>>>

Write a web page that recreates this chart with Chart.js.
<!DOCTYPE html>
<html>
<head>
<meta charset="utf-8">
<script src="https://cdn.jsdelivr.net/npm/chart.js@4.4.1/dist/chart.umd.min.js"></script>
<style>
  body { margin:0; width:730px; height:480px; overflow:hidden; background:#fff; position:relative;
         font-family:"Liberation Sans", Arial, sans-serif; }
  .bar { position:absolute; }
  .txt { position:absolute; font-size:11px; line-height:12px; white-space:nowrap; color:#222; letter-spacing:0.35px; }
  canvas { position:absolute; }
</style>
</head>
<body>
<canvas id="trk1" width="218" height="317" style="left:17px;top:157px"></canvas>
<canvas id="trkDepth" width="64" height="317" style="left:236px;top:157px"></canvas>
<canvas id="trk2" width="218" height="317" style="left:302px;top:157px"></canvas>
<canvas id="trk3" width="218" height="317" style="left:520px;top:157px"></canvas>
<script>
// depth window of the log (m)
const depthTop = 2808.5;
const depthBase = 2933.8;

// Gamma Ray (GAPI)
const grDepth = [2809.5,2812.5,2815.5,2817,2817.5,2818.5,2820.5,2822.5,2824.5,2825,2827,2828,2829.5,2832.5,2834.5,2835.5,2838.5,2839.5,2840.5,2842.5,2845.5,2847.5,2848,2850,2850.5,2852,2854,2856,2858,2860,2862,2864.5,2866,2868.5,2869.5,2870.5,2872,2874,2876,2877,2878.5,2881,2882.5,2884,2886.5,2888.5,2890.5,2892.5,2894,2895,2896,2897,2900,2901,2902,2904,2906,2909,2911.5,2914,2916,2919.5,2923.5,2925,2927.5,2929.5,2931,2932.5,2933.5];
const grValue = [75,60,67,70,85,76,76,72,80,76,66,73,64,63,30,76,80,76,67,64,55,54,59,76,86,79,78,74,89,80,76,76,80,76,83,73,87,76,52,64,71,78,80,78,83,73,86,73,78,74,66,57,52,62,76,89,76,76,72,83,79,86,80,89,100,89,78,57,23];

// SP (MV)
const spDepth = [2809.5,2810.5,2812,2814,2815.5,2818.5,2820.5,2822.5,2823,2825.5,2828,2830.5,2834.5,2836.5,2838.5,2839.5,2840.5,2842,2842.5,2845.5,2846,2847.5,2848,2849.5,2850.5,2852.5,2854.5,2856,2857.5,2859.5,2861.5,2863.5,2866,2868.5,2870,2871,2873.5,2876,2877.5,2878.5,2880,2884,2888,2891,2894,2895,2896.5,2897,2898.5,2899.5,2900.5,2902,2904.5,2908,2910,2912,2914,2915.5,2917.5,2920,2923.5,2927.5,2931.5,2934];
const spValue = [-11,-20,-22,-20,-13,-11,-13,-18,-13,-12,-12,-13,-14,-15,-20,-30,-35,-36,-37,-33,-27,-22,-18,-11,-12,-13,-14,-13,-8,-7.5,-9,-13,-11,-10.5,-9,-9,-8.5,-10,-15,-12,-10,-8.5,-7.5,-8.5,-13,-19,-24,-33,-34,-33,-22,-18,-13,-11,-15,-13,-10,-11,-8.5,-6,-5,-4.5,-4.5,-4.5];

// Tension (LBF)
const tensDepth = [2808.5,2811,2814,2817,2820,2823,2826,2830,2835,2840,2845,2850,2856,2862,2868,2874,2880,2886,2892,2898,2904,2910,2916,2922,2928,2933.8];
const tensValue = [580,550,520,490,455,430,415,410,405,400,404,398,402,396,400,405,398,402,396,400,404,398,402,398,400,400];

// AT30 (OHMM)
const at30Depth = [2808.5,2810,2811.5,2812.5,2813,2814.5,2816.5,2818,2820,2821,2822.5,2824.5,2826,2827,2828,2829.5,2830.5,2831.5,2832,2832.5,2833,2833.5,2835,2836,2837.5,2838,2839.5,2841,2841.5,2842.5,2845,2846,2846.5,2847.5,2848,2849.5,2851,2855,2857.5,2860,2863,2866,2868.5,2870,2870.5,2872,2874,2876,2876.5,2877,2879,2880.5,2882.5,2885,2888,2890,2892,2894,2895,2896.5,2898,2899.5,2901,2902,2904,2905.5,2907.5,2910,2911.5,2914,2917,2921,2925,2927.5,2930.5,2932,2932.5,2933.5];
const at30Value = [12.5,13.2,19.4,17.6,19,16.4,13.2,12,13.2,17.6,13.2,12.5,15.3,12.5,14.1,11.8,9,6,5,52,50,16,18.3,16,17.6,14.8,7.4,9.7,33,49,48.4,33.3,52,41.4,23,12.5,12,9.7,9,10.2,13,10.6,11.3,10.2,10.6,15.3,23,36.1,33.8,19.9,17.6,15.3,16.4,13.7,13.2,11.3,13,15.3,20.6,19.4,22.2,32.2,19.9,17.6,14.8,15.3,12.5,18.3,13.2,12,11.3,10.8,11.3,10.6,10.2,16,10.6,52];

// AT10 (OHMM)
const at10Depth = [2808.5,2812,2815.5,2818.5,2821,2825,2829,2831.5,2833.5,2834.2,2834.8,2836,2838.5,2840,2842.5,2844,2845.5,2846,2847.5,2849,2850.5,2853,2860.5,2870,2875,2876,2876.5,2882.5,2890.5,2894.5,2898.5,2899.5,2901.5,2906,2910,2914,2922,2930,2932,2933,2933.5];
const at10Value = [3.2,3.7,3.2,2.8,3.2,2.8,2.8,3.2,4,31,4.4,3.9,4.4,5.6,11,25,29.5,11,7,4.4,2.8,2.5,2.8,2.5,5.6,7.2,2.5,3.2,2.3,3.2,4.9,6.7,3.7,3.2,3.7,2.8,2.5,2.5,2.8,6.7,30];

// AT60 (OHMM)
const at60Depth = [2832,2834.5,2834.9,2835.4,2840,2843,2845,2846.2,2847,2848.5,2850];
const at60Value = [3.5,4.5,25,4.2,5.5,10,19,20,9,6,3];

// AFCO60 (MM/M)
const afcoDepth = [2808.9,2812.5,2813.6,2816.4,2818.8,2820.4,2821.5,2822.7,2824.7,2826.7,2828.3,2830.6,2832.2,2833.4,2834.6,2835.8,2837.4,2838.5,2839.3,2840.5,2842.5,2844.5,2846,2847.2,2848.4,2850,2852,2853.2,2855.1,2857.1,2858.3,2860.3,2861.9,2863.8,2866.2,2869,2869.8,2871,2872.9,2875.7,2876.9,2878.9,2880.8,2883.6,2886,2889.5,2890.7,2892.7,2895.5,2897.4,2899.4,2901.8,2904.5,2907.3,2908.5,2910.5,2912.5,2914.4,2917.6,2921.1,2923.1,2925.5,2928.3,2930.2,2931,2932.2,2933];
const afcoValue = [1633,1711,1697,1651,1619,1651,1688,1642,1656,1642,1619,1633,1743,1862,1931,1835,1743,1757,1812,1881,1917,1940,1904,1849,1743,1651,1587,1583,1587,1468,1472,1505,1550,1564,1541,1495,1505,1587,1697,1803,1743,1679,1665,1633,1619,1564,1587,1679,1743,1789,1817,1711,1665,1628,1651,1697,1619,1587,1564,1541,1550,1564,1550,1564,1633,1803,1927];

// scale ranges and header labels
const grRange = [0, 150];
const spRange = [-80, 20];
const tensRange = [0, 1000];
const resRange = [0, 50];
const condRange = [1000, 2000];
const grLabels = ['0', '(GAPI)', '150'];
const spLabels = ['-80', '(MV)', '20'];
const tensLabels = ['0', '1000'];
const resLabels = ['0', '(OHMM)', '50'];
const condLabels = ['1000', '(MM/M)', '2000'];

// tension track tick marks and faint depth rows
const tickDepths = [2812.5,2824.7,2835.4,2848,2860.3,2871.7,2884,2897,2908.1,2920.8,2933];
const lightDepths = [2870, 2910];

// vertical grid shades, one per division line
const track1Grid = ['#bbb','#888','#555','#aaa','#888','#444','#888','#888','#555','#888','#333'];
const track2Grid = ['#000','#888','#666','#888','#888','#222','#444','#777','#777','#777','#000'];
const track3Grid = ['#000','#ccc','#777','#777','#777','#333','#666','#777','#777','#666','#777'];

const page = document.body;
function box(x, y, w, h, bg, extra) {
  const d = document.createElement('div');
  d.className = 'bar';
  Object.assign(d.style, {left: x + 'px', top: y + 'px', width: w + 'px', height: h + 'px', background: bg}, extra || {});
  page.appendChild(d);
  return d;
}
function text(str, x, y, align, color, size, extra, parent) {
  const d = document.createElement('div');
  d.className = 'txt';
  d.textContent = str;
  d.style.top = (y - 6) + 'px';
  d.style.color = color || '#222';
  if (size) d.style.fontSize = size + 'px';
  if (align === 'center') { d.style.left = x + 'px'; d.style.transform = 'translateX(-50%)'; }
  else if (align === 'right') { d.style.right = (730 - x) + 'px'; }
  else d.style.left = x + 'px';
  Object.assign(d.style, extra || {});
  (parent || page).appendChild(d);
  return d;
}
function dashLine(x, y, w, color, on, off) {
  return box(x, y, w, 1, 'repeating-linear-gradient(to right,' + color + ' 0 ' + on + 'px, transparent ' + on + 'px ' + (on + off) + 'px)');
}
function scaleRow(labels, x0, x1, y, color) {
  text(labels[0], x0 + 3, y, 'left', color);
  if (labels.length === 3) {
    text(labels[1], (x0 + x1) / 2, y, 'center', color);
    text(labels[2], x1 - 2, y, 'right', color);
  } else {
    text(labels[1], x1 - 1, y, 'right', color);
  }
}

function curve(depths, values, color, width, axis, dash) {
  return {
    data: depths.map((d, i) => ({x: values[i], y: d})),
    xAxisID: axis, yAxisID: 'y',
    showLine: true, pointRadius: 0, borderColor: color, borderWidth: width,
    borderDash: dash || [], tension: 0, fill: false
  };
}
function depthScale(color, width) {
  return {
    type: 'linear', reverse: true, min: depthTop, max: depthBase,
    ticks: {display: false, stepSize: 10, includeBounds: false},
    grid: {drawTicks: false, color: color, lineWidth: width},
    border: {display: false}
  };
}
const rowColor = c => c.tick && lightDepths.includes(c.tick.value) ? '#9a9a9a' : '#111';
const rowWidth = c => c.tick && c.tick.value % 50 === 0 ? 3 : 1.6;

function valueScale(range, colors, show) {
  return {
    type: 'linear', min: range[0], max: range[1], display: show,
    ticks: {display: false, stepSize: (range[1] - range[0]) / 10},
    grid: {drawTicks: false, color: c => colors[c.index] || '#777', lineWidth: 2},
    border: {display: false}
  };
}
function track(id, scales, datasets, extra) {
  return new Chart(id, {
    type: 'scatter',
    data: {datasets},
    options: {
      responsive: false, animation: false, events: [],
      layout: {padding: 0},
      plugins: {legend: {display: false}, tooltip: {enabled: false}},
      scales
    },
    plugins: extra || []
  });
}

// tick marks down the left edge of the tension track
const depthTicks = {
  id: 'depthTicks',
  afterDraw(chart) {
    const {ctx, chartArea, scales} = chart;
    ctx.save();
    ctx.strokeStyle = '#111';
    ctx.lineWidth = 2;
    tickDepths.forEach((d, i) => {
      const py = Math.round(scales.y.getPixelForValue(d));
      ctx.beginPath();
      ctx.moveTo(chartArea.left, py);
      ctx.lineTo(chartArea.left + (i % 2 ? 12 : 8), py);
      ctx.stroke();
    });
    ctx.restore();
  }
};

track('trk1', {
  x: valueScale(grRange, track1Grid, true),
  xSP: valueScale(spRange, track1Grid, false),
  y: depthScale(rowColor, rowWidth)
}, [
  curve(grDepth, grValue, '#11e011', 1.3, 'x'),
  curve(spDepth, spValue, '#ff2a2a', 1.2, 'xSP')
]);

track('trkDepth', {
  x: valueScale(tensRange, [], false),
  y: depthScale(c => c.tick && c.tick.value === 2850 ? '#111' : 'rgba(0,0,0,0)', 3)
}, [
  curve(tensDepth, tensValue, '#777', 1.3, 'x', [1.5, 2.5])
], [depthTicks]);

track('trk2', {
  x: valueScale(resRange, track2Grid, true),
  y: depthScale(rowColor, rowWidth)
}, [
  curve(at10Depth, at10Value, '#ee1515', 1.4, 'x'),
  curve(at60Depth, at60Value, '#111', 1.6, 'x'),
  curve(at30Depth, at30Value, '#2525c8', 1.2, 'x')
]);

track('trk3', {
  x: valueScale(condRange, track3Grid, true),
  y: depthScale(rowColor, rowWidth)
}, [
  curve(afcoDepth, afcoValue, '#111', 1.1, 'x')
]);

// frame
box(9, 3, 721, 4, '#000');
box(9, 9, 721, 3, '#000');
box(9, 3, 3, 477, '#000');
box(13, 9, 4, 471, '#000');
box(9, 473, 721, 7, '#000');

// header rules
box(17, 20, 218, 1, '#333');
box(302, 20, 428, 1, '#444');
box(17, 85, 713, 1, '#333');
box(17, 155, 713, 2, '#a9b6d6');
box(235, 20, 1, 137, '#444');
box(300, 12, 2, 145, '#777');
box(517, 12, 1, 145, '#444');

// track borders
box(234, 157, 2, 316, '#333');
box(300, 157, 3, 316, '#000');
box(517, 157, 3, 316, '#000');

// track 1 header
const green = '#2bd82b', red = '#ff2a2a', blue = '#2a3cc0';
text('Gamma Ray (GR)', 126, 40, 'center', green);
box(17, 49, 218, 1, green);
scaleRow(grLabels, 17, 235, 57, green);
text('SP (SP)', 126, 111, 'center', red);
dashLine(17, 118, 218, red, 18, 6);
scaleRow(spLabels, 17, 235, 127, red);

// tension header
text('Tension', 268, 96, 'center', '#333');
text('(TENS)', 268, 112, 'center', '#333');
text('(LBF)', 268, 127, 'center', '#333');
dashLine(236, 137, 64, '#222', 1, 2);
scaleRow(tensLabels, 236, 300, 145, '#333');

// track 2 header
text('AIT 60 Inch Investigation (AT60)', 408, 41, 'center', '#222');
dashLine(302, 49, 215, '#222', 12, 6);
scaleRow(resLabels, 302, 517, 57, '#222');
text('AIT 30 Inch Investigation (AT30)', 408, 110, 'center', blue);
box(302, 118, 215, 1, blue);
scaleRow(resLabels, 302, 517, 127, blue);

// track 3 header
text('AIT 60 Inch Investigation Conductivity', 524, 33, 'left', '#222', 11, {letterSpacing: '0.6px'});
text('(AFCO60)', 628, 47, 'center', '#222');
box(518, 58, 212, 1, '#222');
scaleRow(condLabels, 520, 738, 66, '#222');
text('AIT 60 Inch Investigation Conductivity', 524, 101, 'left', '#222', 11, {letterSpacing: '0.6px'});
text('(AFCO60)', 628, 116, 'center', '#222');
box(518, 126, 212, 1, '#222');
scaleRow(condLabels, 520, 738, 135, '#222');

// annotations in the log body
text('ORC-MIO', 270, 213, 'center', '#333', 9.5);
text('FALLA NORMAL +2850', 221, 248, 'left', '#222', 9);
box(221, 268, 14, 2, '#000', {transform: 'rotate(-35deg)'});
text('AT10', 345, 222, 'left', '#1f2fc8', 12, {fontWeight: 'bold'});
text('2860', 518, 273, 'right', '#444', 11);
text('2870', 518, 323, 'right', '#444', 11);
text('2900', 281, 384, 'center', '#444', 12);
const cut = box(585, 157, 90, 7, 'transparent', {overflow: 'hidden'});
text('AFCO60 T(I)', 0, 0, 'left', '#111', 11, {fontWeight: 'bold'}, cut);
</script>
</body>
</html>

<<<
>>>

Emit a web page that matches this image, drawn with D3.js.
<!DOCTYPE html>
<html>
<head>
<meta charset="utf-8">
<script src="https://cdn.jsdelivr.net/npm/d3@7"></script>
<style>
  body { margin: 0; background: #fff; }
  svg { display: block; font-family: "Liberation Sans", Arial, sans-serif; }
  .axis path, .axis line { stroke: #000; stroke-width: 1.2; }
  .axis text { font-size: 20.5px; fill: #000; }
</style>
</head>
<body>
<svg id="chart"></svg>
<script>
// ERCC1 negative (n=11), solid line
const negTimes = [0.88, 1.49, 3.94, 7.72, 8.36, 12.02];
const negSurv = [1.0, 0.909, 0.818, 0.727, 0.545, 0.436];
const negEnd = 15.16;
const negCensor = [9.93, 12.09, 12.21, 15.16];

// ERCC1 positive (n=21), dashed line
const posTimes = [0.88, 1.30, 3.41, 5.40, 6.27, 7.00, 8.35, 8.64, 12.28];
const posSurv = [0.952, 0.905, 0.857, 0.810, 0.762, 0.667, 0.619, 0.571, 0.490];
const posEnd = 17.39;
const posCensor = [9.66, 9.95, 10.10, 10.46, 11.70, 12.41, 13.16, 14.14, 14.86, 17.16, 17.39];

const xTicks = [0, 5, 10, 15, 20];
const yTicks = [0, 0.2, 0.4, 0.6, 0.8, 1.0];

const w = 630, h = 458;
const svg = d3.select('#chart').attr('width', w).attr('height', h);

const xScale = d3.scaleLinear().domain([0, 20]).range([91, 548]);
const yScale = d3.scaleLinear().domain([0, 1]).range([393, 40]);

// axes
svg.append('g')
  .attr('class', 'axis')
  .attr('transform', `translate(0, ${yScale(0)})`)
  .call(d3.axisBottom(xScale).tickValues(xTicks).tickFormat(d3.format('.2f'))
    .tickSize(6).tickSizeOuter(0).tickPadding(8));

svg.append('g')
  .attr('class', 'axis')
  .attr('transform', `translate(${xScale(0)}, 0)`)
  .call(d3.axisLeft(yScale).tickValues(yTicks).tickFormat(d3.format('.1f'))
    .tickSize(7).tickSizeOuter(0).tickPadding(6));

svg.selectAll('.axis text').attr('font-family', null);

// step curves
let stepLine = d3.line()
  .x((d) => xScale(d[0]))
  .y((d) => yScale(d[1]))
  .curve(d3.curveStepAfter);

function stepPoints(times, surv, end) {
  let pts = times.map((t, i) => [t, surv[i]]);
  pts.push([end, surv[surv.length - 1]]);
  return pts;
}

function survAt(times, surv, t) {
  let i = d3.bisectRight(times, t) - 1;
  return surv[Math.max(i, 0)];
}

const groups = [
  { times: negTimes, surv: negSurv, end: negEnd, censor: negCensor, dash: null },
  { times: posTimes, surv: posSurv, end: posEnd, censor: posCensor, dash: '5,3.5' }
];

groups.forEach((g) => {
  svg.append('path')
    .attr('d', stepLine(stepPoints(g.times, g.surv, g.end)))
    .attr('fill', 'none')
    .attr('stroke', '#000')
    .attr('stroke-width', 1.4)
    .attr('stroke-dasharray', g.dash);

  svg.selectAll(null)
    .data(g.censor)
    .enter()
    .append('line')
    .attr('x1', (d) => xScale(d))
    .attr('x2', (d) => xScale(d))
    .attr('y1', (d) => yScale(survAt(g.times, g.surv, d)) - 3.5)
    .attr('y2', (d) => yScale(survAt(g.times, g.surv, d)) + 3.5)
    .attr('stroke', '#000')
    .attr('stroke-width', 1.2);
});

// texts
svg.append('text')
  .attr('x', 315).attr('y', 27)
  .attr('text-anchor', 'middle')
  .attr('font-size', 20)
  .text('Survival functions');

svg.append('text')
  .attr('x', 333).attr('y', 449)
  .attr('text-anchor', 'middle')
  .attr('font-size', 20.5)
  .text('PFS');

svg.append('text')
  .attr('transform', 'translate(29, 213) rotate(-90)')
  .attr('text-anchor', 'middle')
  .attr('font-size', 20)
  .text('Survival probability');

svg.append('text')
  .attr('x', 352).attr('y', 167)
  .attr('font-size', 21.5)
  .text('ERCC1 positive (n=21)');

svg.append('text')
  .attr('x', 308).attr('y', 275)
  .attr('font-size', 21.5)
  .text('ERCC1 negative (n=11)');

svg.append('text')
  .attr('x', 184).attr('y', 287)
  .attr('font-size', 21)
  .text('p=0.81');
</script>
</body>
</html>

<<<
>>>

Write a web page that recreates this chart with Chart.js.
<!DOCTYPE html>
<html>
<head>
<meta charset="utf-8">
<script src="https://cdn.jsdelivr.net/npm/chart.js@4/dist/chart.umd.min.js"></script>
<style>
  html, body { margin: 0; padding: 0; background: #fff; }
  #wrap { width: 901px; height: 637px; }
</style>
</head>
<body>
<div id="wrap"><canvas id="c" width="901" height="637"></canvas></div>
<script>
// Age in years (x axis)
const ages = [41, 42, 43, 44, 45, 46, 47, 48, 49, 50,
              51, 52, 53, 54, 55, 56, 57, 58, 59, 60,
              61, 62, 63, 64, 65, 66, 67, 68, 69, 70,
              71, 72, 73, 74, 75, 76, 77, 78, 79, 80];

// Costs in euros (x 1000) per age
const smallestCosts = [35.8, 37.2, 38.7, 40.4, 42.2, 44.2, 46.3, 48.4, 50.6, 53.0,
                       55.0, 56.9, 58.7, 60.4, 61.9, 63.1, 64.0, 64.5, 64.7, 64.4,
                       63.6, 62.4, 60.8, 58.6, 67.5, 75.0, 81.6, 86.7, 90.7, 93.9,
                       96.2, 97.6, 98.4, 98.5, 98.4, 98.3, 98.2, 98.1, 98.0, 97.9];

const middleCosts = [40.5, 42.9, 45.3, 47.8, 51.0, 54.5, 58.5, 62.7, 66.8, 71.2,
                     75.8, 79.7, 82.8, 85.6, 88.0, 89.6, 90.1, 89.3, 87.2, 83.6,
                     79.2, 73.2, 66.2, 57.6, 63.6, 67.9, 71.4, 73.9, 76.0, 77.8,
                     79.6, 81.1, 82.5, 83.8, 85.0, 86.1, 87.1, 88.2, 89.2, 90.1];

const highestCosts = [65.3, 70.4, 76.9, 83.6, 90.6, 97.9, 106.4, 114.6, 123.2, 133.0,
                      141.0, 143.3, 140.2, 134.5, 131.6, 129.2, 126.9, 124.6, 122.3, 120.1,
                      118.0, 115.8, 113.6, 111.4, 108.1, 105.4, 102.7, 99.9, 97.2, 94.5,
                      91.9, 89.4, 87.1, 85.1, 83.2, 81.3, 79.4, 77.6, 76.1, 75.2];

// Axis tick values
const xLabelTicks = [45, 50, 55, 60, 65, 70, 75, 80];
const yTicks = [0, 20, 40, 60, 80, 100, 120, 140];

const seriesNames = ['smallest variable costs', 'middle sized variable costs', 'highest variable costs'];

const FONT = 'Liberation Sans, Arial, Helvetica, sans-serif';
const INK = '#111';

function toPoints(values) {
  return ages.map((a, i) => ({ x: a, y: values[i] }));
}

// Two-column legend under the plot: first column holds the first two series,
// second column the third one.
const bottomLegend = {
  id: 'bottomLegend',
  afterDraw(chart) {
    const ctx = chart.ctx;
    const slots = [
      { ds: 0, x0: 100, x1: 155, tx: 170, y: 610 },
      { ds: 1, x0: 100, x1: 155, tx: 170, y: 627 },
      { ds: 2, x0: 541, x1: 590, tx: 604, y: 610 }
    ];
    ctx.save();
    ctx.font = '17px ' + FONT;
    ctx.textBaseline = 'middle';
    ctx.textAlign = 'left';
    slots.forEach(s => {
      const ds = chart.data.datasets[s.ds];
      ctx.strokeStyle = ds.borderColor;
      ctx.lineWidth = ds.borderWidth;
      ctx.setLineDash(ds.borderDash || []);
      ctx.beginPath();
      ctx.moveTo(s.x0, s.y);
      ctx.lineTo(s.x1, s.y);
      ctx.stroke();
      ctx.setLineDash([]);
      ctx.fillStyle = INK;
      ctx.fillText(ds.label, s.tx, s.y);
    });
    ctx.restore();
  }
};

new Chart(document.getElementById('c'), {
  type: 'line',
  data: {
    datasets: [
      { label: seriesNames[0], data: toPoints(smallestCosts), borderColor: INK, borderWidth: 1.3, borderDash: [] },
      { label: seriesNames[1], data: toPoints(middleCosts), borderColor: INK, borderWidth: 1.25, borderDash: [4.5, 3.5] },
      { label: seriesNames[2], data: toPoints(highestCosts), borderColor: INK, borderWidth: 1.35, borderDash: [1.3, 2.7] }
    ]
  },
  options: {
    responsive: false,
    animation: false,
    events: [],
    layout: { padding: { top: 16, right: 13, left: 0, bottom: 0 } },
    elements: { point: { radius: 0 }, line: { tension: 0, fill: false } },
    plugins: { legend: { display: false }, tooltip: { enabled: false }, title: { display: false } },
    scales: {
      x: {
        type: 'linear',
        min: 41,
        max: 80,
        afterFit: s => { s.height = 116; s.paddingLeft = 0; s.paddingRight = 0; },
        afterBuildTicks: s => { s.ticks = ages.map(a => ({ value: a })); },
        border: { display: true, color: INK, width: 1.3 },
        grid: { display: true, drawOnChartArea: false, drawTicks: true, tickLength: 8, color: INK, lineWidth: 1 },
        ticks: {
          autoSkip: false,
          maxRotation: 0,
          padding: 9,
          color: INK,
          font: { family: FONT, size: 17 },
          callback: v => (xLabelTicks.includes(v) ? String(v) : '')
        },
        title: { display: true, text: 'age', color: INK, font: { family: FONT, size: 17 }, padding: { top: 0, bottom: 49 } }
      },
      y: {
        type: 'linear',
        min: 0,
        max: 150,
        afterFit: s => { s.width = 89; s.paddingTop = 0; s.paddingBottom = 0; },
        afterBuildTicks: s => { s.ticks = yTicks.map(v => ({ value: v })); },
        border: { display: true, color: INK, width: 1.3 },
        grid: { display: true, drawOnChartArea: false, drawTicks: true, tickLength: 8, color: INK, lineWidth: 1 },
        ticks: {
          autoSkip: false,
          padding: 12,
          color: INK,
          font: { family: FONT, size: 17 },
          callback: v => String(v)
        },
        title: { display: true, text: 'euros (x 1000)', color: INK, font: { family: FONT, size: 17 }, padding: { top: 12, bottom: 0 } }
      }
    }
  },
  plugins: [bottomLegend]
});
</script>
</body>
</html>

<<<

Requirements: Give the count of lines in the listing above that include "page", with no other words.

Finished task: 6